18. The device as claimed in claim 17 further comprising a filter circuit connected between the rectifier circuit and the switching circuit.

19. The device as claimed in claim 18, wherein the filter circuit comprises at least one capacitor and one self-induction element.

20. The device as claimed in claim 17, wherein the switching circuit further comprises a DIAC.

21. The device as claimed in claim 20, wherein the auxiliary transformer is connected to the emitter of the power transistor.

22. The device as claimed in claim 21, wherein the auxiliary transformer further has a diode connected between the connecting terminals of the secondary winding of the auxiliary transformer.

23. The device as claimed in claim 22, wherein the switching circuit further comprises a resistor connected between the base and the collector or emitter of the power transistor.

24. The device as claimed in claim 23, wherein the switching circuit further comprises a resistor with a temperature-dependent value connected between the base of the power transistor and the collector or emitter.

25. The device as claimed in claim 17, wherein the auxiliary transformer is connected to the emitter of the power transistor.

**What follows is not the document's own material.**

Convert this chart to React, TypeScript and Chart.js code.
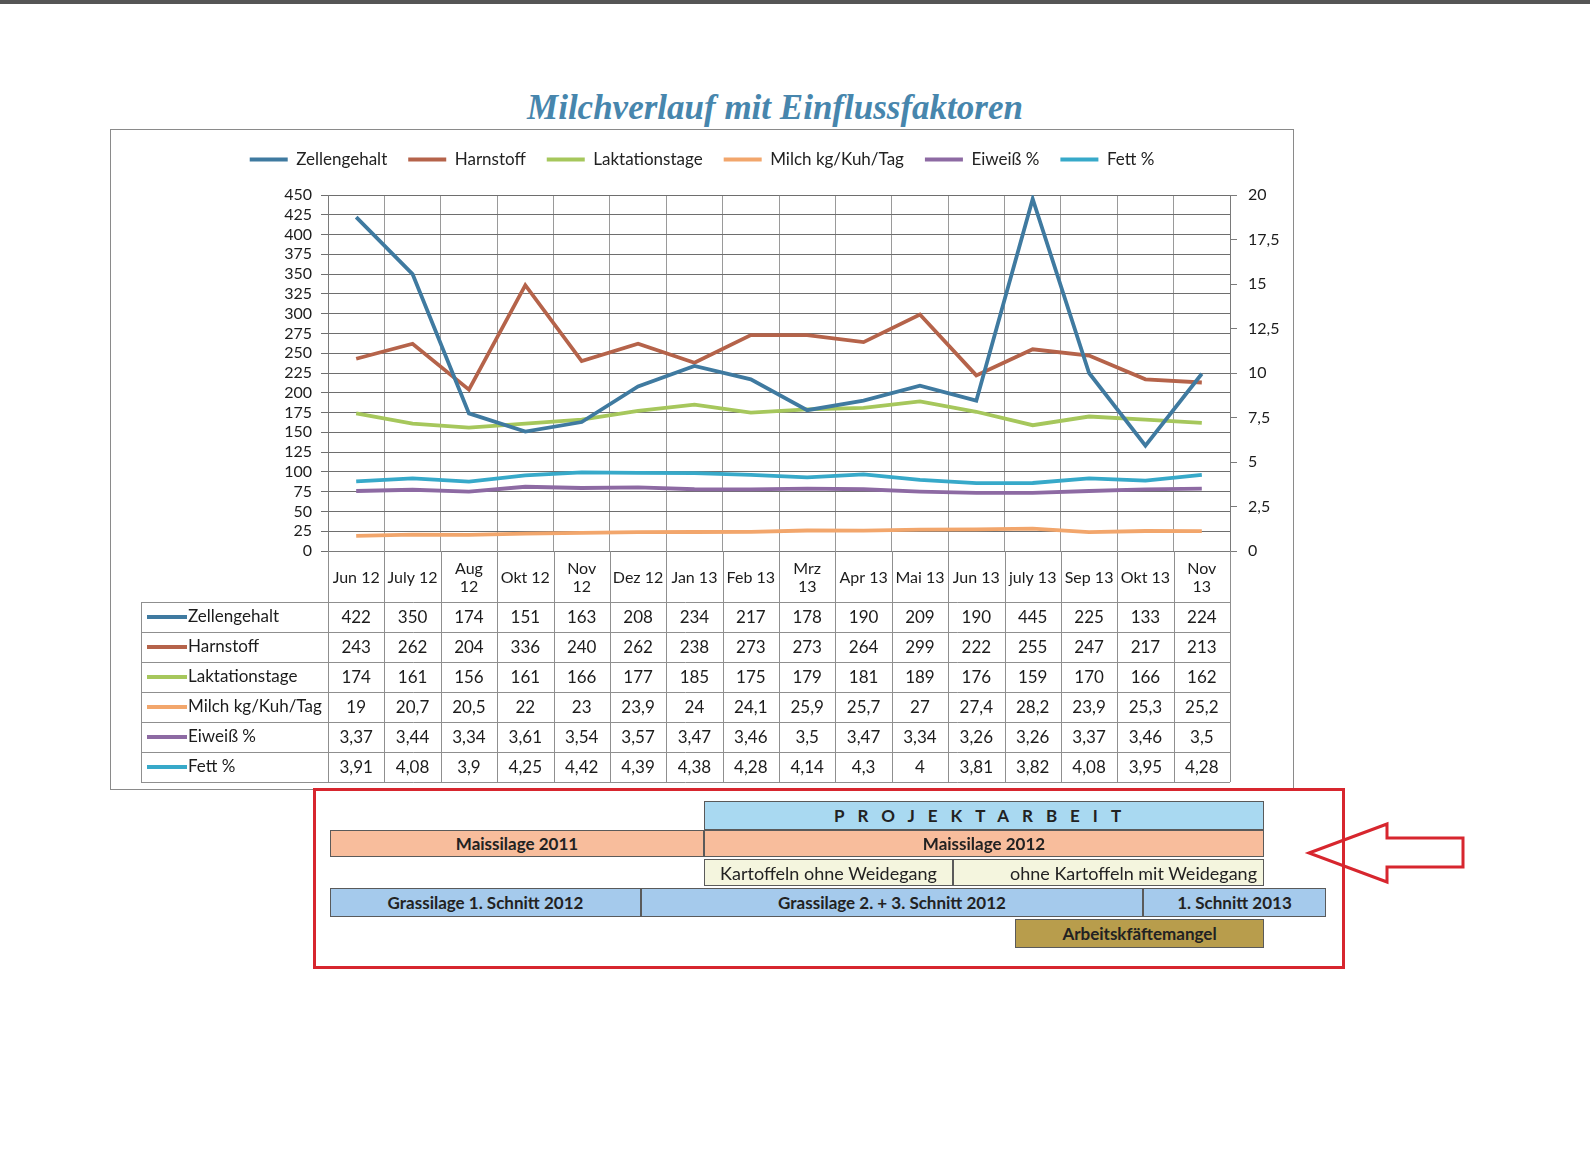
import React, { useEffect, useRef } from 'react';
import { Chart, registerables } from 'chart.js';

Chart.register(...registerables);

const CATEGORIES: (string | string[])[] = [
  'Jun 12', 'July 12', ['Aug', '12'], 'Okt 12', ['Nov', '12'], 'Dez 12', 'Jan 13', 'Feb 13',
  ['Mrz', '13'], 'Apr 13', 'Mai 13', 'Jun 13', 'july 13', 'Sep 13', 'Okt 13', ['Nov', '13'],
];

const ZELLENGEHALT = [422, 350, 174, 151, 163, 208, 234, 217, 178, 190, 209, 190, 445, 225, 133, 224];
const HARNSTOFF = [243, 262, 204, 336, 240, 262, 238, 273, 273, 264, 299, 222, 255, 247, 217, 213];
const LAKTATIONSTAGE = [174, 161, 156, 161, 166, 177, 185, 175, 179, 181, 189, 176, 159, 170, 166, 162];
const MILCH = [19, 20.7, 20.5, 22, 23, 23.9, 24, 24.1, 25.9, 25.7, 27, 27.4, 28.2, 23.9, 25.3, 25.2];
const EIWEISS = [3.37, 3.44, 3.34, 3.61, 3.54, 3.57, 3.47, 3.46, 3.5, 3.47, 3.34, 3.26, 3.26, 3.37, 3.46, 3.5];
const FETT = [3.91, 4.08, 3.9, 4.25, 4.42, 4.39, 4.38, 4.28, 4.14, 4.3, 4, 3.81, 3.82, 4.08, 3.95, 4.28];

const LEFT_AXIS = { min: 0, max: 450, step: 25 };
const RIGHT_AXIS = { min: 0, max: 20, step: 2.5 };

const SERIES = [
  { label: 'Zellengehalt', values: ZELLENGEHALT, color: '#3f7aa0', axis: 'y' },
  { label: 'Harnstoff', values: HARNSTOFF, color: '#b5634a', axis: 'y' },
  { label: 'Laktationstage', values: LAKTATIONSTAGE, color: '#a6c75c', axis: 'y' },
  { label: 'Milch kg/Kuh/Tag', values: MILCH, color: '#f2a66c', axis: 'y' },
  { label: 'Eiweiß %', values: EIWEISS, color: '#8d6aa3', axis: 'y1' },
  { label: 'Fett %', values: FETT, color: '#37a9c9', axis: 'y1' },
];

const HEADER_H = 51;
const ROW_H = 30;
const FONT = 'Lato';

const fmt = (v: number) => String(v).replace('.', ',');

const tablePlugin = {
  id: 'dataTable',
  afterDraw(chart: any) {
    const { ctx, chartArea: area } = chart;
    const xs = chart.scales.x;
    const n = CATEGORIES.length;
    const step = xs.getPixelForValue(1) - xs.getPixelForValue(0);
    const edges: number[] = [];
    for (let i = 0; i <= n; i++) edges.push(xs.getPixelForValue(0) - step / 2 + i * step);
    const top = area.bottom;
    const headBottom = top + HEADER_H;
    const bottom = headBottom + ROW_H * SERIES.length;
    const labelLeft = 30;
    const line = (x1: number, y1: number, x2: number, y2: number) => {
      ctx.beginPath();
      ctx.moveTo(x1, y1);
      ctx.lineTo(x2, y2);
      ctx.stroke();
    };
    ctx.save();
    ctx.strokeStyle = '#8f8f8f';
    ctx.lineWidth = 1;
    edges.forEach((x) => line(Math.round(x) + 0.5, top, Math.round(x) + 0.5, bottom));
    line(labelLeft + 0.5, headBottom, labelLeft + 0.5, bottom);
    for (let r = 0; r <= SERIES.length; r++) {
      const y = Math.round(headBottom + r * ROW_H) + 0.5;
      line(labelLeft, y, edges[n], y);
    }
    SERIES.forEach((s, r) => {
      const cy = headBottom + r * ROW_H + ROW_H / 2;
      ctx.strokeStyle = s.color;
      ctx.lineWidth = 4;
      line(36, cy, 76, cy);
      ctx.fillStyle = '#1c1c1c';
      ctx.font = `17px ${FONT}`;
      ctx.textAlign = 'left';
      ctx.textBaseline = 'middle';
      ctx.fillText(s.label, 77, cy);
      ctx.font = `17px ${FONT}`;
      ctx.textAlign = 'center';
      s.values.forEach((v, i) => {
        ctx.fillText(fmt(v), (edges[i] + edges[i + 1]) / 2, cy + 1);
      });
    });
    ctx.restore();
  },
};

const legendSpacer = {
  id: 'legendSpacer',
  beforeLayout(chart: any) {
    const lg = chart.legend;
    if (lg && !lg.__patched) {
      const orig = lg.fit;
      lg.fit = function () {
        orig.call(this);
        this.height = 65;
      };
      lg.__patched = true;
    }
  },
};

function MilkChart() {
  const ref = useRef<HTMLCanvasElement>(null);
  useEffect(() => {
    const chart = new Chart(ref.current as HTMLCanvasElement, {
      type: 'line',
      data: {
        labels: CATEGORIES as any,
        datasets: SERIES.map((s) => ({
          label: s.label,
          data: s.values,
          borderColor: s.color,
          backgroundColor: s.color,
          borderWidth: 3.8,
          pointRadius: 0,
          tension: 0,
          yAxisID: s.axis,
        })),
      },
      options: {
        animation: false,
        responsive: false,
        devicePixelRatio: 1,
        layout: { padding: { top: 0, left: 0, right: 0, bottom: 7 } },
        plugins: {
          legend: {
            display: true,
            position: 'top',
            labels: {
              usePointStyle: true,
              pointStyle: 'line',
              pointStyleWidth: 38,
              padding: 21,
              color: '#222',
              font: { family: FONT, size: 17 },
            },
          },
          tooltip: { enabled: false },
        },
        scales: {
          x: {
            offset: true,
            afterFit: (scale: any) => { scale.height = HEADER_H + ROW_H * SERIES.length; },
            grid: { offset: true, color: '#9a9a9a', drawTicks: false, lineWidth: 1 },
            border: { display: true, color: '#7a7a7a' },
            ticks: {
              autoSkip: false,
              maxRotation: 0,
              minRotation: 0,
              crossAlign: 'center',
              padding: 18,
              color: '#1c1c1c',
              font: { family: FONT, size: 16, lineHeight: 1.1 },
            },
          },
          y: {
            position: 'left',
            min: LEFT_AXIS.min,
            max: LEFT_AXIS.max,
            afterFit: (scale: any) => { scale.width = 217; },
            grid: { color: '#6e6e6e', tickLength: 7, lineWidth: 1 },
            border: { display: true, color: '#7a7a7a' },
            ticks: {
              stepSize: LEFT_AXIS.step,
              autoSkip: false,
              padding: 9,
              color: '#1c1c1c',
              font: { family: FONT, size: 16 },
            },
          },
          y1: {
            position: 'right',
            min: RIGHT_AXIS.min,
            max: RIGHT_AXIS.max,
            afterFit: (scale: any) => { scale.width = 63; },
            grid: { drawOnChartArea: false, color: '#7a7a7a', tickLength: 7 },
            border: { display: true, color: '#7a7a7a' },
            ticks: {
              stepSize: RIGHT_AXIS.step,
              autoSkip: false,
              padding: 11,
              color: '#1c1c1c',
              font: { family: FONT, size: 16 },
              callback: (v: any) => fmt(Number(v)),
            },
          },
        },
      } as any,
      plugins: [tablePlugin, legendSpacer],
    });
    return () => chart.destroy();
  }, []);
  return <canvas ref={ref} width={1182} height={659} style={{ position: 'absolute', left: 0, top: 0 }} />;
}

type Bar = { text: string; x1: number; x2: number; y1: number; y2: number; bg: string; bold?: boolean; spacing?: number; align?: 'center' | 'flex-end' };

const BARS: Bar[] = [
  { text: 'PROJEKTARBEIT', x1: 704, x2: 1264, y1: 801, y2: 830, bg: '#a9d9f1', bold: true, spacing: 13 },
  { text: 'Maissilage 2011', x1: 330, x2: 704, y1: 830, y2: 857, bg: '#f8bd9c', bold: true },
  { text: 'Maissilage 2012', x1: 704, x2: 1264, y1: 830, y2: 857, bg: '#f8bd9c', bold: true },
  { text: 'Kartoffeln ohne Weidegang', x1: 704, x2: 953, y1: 859, y2: 886, bg: '#f4f5de' },
  { text: 'ohne Kartoffeln mit Weidegang', x1: 953, x2: 1264, y1: 859, y2: 886, bg: '#f4f5de', align: 'flex-end' },
  { text: 'Grassilage 1. Schnitt 2012', x1: 330, x2: 641, y1: 888, y2: 917, bg: '#a5caec', bold: true },
  { text: 'Grassilage 2. + 3. Schnitt 2012', x1: 641, x2: 1143, y1: 888, y2: 917, bg: '#a5caec', bold: true },
  { text: '1. Schnitt 2013', x1: 1143, x2: 1326, y1: 888, y2: 917, bg: '#a5caec', bold: true },
  { text: 'Arbeitskfäftemangel', x1: 1015, x2: 1264, y1: 919, y2: 948, bg: '#b89d4c', bold: true },
];

export default function App() {
  return (
    <div style={{ position: 'absolute', left: 0, top: 0, width: 1590, height: 1156, background: '#fff', overflow: 'hidden', fontFamily: FONT }}>
      <div style={{ position: 'absolute', left: 0, top: 0, width: 1590, height: 4, background: '#555' }} />
      <div style={{ position: 'absolute', left: 275, top: 88, width: 1000, textAlign: 'center', fontFamily: '"Liberation Serif", serif', fontStyle: 'italic', fontWeight: 'bold', fontSize: 35, color: '#4786ad', lineHeight: '40px' }}>
        Milchverlauf mit Einflussfaktoren
      </div>
      <div style={{ position: 'absolute', left: 110, top: 129, width: 1184, height: 661, boxSizing: 'border-box', border: '1px solid #8a8a8a' }}>
        <MilkChart />
      </div>
      <div style={{ position: 'absolute', left: 313, top: 788, width: 1032, height: 181, boxSizing: 'border-box', border: '3px solid #d7262e' }} />
      {BARS.map((b, i) => (
        <div key={i} style={{
          position: 'absolute', left: b.x1, top: b.y1, width: b.x2 - b.x1, height: b.y2 - b.y1,
          boxSizing: 'border-box', border: '1px solid #5a5a5a', background: b.bg,
          display: 'flex', alignItems: 'center', justifyContent: b.align || 'center',
          paddingRight: b.align ? 6 : 0,
          fontWeight: b.bold ? 'bold' : 'normal', fontSize: b.bold ? 17 : 18, color: '#222',
          letterSpacing: b.spacing ? b.spacing : 0, whiteSpace: 'nowrap',
        }}>
          {b.text}
        </div>
      ))}
      <svg style={{ position: 'absolute', left: 0, top: 0 }} width={1590} height={1156}>
        <polygon points="1309,853 1387,824 1387,838 1463,838 1463,867 1387,867 1387,882" fill="none" stroke="#d7262e" strokeWidth={3} />
      </svg>
    </div>
  );
}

26. A device for converting an ac voltage from a main electricity supply to a DC voltage of a predetermined level and waveform comprising:

a rectifier circuit to connect to the main electricity supply;

a switching circuit connected to the rectifier circuit and through which current flows;

a main transformer through which current flows connected to the switching circuit and having a secondary winding; and

an auxiliary transformer connected to the switching circuit that has a secondary winding with connecting terminals coupled to the secondary winding of the main transformer such that the current through the switching circuit and the main transformer is limited to a predetermined value, wherein the auxiliary transformer further has a diode connected between the connecting terminals of the secondary windings of the auxiliary transformer.